Very interesting insight.

3 comments

But a row-based database is not a data warehouse, and a columnar database doesn't care about column order because they're not stored together.
> because they're not stored together

Most use hybrid columnar and store chunks of rows in column-major order (Snowflake, Spanner, Parquet, Arrow).

Doesn't it depend on database size? at least I heard somewhere online that column based is not really worth implementing if your regular tables have less than 10M rows.

So for small DWH, I am just using PostgreSQL

I mean, if it's small I wouldn't really call it DWH.
The term "data warehouse" is commonly used to define two different things:

1. The database where all business data for a wide swath of a company's operational groups relevant to reporting and analytics lands.

2. A specific type of database appliance/platform that is optimized for holding the type of data described above, which product is typically multi-node and often based around columnar storage of data. More recently these also emphasize ingesting or providing transparent access to to unstructured data (typically with functionality to push down queries to big data stores or other external data sources).

The first is an observation about use cases and is agnostic to technology. The second is a specific type of product that fills the use case of large instances of the first.

That's a good perspective on it, thanks.

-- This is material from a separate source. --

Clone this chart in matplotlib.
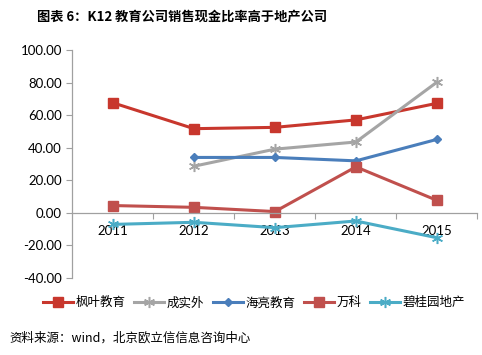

I'm absolutely guilty of seeing the term it through the lens of the technical solution rather than the problem class.
Postgres -> Citus is a great path for a v0 -> v1 data warehouse as it scales.
All knowledge is worth having and the pursuit of this knowledge will help us become more than we were. I appreciate that.

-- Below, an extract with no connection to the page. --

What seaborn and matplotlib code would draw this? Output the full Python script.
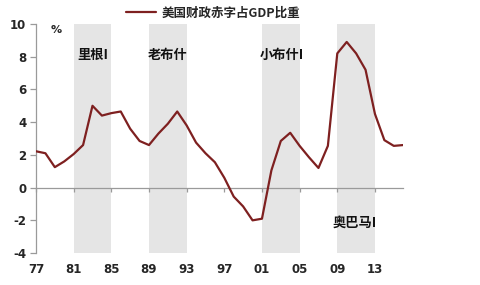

That said, consider the path of the warehouses over the last 20 years. Previously, you needed teams of data developers and engineers with modeling experts to put forth a datawarehouse that may solve a companies problem. Now, you _can_ toss very wide tables in a cloud data platform (snowflake, redshift serverless, synapse) and it likely will 'just work'. Sure it can be faster, but these problems are being slowly removed from something we have to care about.

I'm a data specialist, and my knowledge is going to be worthwhile for a good long time, but the premium that exists for it will go down I think.

Actually, this has been false or at least highly questionable for quite some time.

"Command-line tools can be faster than your Hadoop cluster"

http://aadrake.com/command-line-tools-can-be-235x-faster-tha...

https://news.ycombinator.com/item?id=8908462

Very wide tables pair well with columnar stores like ClickHouse, not with row-based ones.